**Objective:** Quote the listing in full, exactly as given, minus any pictures.

## Begin

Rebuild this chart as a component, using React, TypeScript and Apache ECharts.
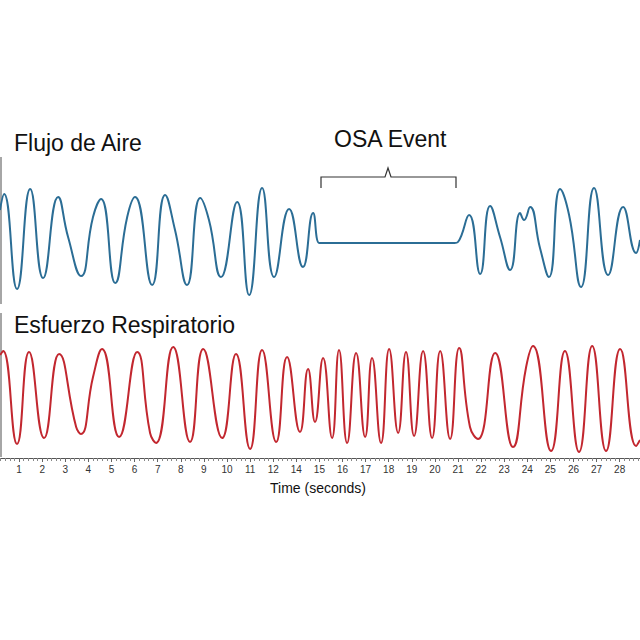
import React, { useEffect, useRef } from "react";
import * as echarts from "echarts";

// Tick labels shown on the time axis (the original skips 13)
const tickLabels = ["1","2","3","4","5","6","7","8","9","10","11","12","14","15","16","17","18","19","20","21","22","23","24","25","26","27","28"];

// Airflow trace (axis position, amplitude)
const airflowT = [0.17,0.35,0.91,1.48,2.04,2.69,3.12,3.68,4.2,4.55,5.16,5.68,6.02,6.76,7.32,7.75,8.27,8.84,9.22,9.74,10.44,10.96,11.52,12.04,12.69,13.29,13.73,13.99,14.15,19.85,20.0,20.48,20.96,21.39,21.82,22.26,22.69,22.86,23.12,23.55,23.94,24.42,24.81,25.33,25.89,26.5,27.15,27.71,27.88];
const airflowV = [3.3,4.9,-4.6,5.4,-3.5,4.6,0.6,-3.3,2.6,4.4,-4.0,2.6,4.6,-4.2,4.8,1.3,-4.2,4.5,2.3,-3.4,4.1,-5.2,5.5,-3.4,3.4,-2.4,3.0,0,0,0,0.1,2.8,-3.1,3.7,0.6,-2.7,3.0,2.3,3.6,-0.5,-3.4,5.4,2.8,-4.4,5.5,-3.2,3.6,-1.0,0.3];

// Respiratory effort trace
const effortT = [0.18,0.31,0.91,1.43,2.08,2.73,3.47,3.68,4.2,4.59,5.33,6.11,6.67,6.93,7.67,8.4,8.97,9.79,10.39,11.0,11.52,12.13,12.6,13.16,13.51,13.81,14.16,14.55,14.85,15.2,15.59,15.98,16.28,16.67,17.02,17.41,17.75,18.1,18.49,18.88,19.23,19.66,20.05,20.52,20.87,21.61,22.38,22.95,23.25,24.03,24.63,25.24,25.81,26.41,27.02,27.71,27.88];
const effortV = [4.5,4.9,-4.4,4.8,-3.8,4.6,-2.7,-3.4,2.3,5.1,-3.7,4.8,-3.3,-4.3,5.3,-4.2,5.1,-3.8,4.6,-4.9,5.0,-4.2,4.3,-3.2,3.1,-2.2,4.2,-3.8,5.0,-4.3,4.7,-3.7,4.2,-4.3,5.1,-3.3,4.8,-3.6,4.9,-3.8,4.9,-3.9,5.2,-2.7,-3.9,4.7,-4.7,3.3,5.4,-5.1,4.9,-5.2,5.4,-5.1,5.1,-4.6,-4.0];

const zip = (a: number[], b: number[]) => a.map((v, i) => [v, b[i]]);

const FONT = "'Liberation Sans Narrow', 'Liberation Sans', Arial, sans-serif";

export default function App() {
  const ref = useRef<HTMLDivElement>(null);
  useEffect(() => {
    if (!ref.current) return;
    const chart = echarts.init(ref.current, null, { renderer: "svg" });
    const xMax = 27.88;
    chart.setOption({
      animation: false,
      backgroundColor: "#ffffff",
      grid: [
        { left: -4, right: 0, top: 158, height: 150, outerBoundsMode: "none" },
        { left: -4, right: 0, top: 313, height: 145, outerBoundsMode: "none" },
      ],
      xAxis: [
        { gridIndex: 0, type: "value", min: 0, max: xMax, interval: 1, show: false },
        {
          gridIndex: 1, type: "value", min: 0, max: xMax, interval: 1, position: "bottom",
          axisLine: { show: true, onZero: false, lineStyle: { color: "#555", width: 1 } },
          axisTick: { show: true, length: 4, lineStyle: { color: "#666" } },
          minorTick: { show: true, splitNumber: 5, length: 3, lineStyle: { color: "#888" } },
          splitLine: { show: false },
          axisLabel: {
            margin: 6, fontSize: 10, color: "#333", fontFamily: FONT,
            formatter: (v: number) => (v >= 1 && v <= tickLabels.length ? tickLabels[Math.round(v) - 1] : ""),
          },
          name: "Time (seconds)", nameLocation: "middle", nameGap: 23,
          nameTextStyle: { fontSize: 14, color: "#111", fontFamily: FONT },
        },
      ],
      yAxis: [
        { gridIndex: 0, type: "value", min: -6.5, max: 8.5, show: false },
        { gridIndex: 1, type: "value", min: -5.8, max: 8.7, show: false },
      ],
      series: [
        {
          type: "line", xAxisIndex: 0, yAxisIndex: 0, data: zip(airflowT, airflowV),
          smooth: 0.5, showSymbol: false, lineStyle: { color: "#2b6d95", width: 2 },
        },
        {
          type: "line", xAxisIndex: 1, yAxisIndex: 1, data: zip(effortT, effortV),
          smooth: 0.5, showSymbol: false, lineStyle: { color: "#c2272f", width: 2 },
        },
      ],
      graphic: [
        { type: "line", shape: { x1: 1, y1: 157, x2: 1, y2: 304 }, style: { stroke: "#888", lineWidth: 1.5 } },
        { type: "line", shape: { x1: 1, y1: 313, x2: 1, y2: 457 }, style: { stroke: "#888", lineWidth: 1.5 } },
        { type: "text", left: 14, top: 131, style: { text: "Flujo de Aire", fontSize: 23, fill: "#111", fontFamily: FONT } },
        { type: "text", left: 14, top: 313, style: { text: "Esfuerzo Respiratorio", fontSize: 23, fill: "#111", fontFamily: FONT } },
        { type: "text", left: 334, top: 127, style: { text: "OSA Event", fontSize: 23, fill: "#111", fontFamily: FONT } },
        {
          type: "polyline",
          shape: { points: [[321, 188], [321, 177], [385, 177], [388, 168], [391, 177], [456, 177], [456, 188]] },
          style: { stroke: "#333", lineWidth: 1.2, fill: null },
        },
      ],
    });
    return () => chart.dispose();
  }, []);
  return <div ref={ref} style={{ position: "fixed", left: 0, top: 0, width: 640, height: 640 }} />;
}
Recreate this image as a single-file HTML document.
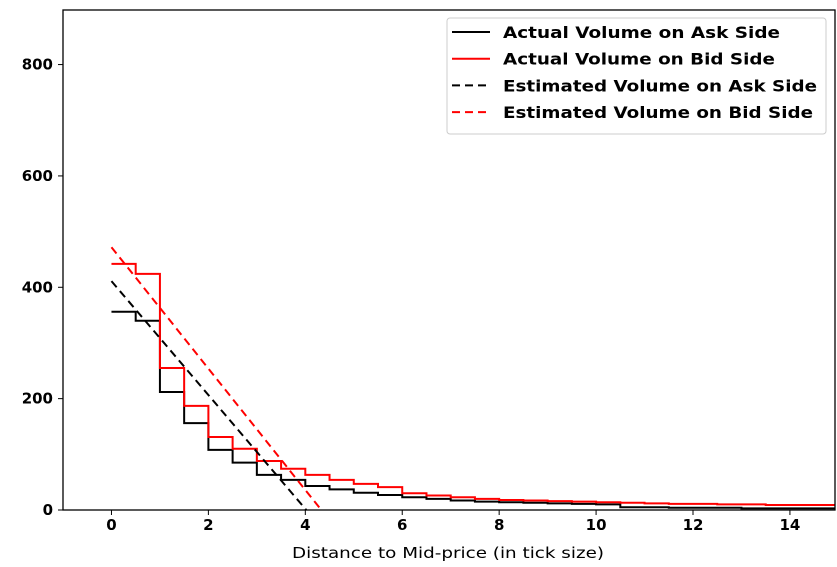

## End

**Answer for this exercise:**
Rebuild this chart as a component, using React, TypeScript and Apache ECharts.
import React, { useEffect, useRef } from "react";
import * as echarts from "echarts";

// Tick labels shown on the time axis (the original skips 13)
const tickLabels = ["1","2","3","4","5","6","7","8","9","10","11","12","14","15","16","17","18","19","20","21","22","23","24","25","26","27","28"];

// Airflow trace (axis position, amplitude)
const airflowT = [0.17,0.35,0.91,1.48,2.04,2.69,3.12,3.68,4.2,4.55,5.16,5.68,6.02,6.76,7.32,7.75,8.27,8.84,9.22,9.74,10.44,10.96,11.52,12.04,12.69,13.29,13.73,13.99,14.15,19.85,20.0,20.48,20.96,21.39,21.82,22.26,22.69,22.86,23.12,23.55,23.94,24.42,24.81,25.33,25.89,26.5,27.15,27.71,27.88];
const airflowV = [3.3,4.9,-4.6,5.4,-3.5,4.6,0.6,-3.3,2.6,4.4,-4.0,2.6,4.6,-4.2,4.8,1.3,-4.2,4.5,2.3,-3.4,4.1,-5.2,5.5,-3.4,3.4,-2.4,3.0,0,0,0,0.1,2.8,-3.1,3.7,0.6,-2.7,3.0,2.3,3.6,-0.5,-3.4,5.4,2.8,-4.4,5.5,-3.2,3.6,-1.0,0.3];

// Respiratory effort trace
const effortT = [0.18,0.31,0.91,1.43,2.08,2.73,3.47,3.68,4.2,4.59,5.33,6.11,6.67,6.93,7.67,8.4,8.97,9.79,10.39,11.0,11.52,12.13,12.6,13.16,13.51,13.81,14.16,14.55,14.85,15.2,15.59,15.98,16.28,16.67,17.02,17.41,17.75,18.1,18.49,18.88,19.23,19.66,20.05,20.52,20.87,21.61,22.38,22.95,23.25,24.03,24.63,25.24,25.81,26.41,27.02,27.71,27.88];
const effortV = [4.5,4.9,-4.4,4.8,-3.8,4.6,-2.7,-3.4,2.3,5.1,-3.7,4.8,-3.3,-4.3,5.3,-4.2,5.1,-3.8,4.6,-4.9,5.0,-4.2,4.3,-3.2,3.1,-2.2,4.2,-3.8,5.0,-4.3,4.7,-3.7,4.2,-4.3,5.1,-3.3,4.8,-3.6,4.9,-3.8,4.9,-3.9,5.2,-2.7,-3.9,4.7,-4.7,3.3,5.4,-5.1,4.9,-5.2,5.4,-5.1,5.1,-4.6,-4.0];

const zip = (a: number[], b: number[]) => a.map((v, i) => [v, b[i]]);

const FONT = "'Liberation Sans Narrow', 'Liberation Sans', Arial, sans-serif";

export default function App() {
  const ref = useRef<HTMLDivElement>(null);
  useEffect(() => {
    if (!ref.current) return;
    const chart = echarts.init(ref.current, null, { renderer: "svg" });
    const xMax = 27.88;
    chart.setOption({
      animation: false,
      backgroundColor: "#ffffff",
      grid: [
        { left: -4, right: 0, top: 158, height: 150, outerBoundsMode: "none" },
        { left: -4, right: 0, top: 313, height: 145, outerBoundsMode: "none" },
      ],
      xAxis: [
        { gridIndex: 0, type: "value", min: 0, max: xMax, interval: 1, show: false },
        {
          gridIndex: 1, type: "value", min: 0, max: xMax, interval: 1, position: "bottom",
          axisLine: { show: true, onZero: false, lineStyle: { color: "#555", width: 1 } },
          axisTick: { show: true, length: 4, lineStyle: { color: "#666" } },
          minorTick: { show: true, splitNumber: 5, length: 3, lineStyle: { color: "#888" } },
          splitLine: { show: false },
          axisLabel: {
            margin: 6, fontSize: 10, color: "#333", fontFamily: FONT,
            formatter: (v: number) => (v >= 1 && v <= tickLabels.length ? tickLabels[Math.round(v) - 1] : ""),
          },
          name: "Time (seconds)", nameLocation: "middle", nameGap: 23,
          nameTextStyle: { fontSize: 14, color: "#111", fontFamily: FONT },
        },
      ],
      yAxis: [
        { gridIndex: 0, type: "value", min: -6.5, max: 8.5, show: false },
        { gridIndex: 1, type: "value", min: -5.8, max: 8.7, show: false },
      ],
      series: [
        {
          type: "line", xAxisIndex: 0, yAxisIndex: 0, data: zip(airflowT, airflowV),
          smooth: 0.5, showSymbol: false, lineStyle: { color: "#2b6d95", width: 2 },
        },
        {
          type: "line", xAxisIndex: 1, yAxisIndex: 1, data: zip(effortT, effortV),
          smooth: 0.5, showSymbol: false, lineStyle: { color: "#c2272f", width: 2 },
        },
      ],
      graphic: [
        { type: "line", shape: { x1: 1, y1: 157, x2: 1, y2: 304 }, style: { stroke: "#888", lineWidth: 1.5 } },
        { type: "line", shape: { x1: 1, y1: 313, x2: 1, y2: 457 }, style: { stroke: "#888", lineWidth: 1.5 } },
        { type: "text", left: 14, top: 131, style: { text: "Flujo de Aire", fontSize: 23, fill: "#111", fontFamily: FONT } },
        { type: "text", left: 14, top: 313, style: { text: "Esfuerzo Respiratorio", fontSize: 23, fill: "#111", fontFamily: FONT } },
        { type: "text", left: 334, top: 127, style: { text: "OSA Event", fontSize: 23, fill: "#111", fontFamily: FONT } },
        {
          type: "polyline",
          shape: { points: [[321, 188], [321, 177], [385, 177], [388, 168], [391, 177], [456, 177], [456, 188]] },
          style: { stroke: "#333", lineWidth: 1.2, fill: null },
        },
      ],
    });
    return () => chart.dispose();
  }, []);
  return <div ref={ref} style={{ position: "fixed", left: 0, top: 0, width: 640, height: 640 }} />;
}
Recreate this image as a single-file HTML document.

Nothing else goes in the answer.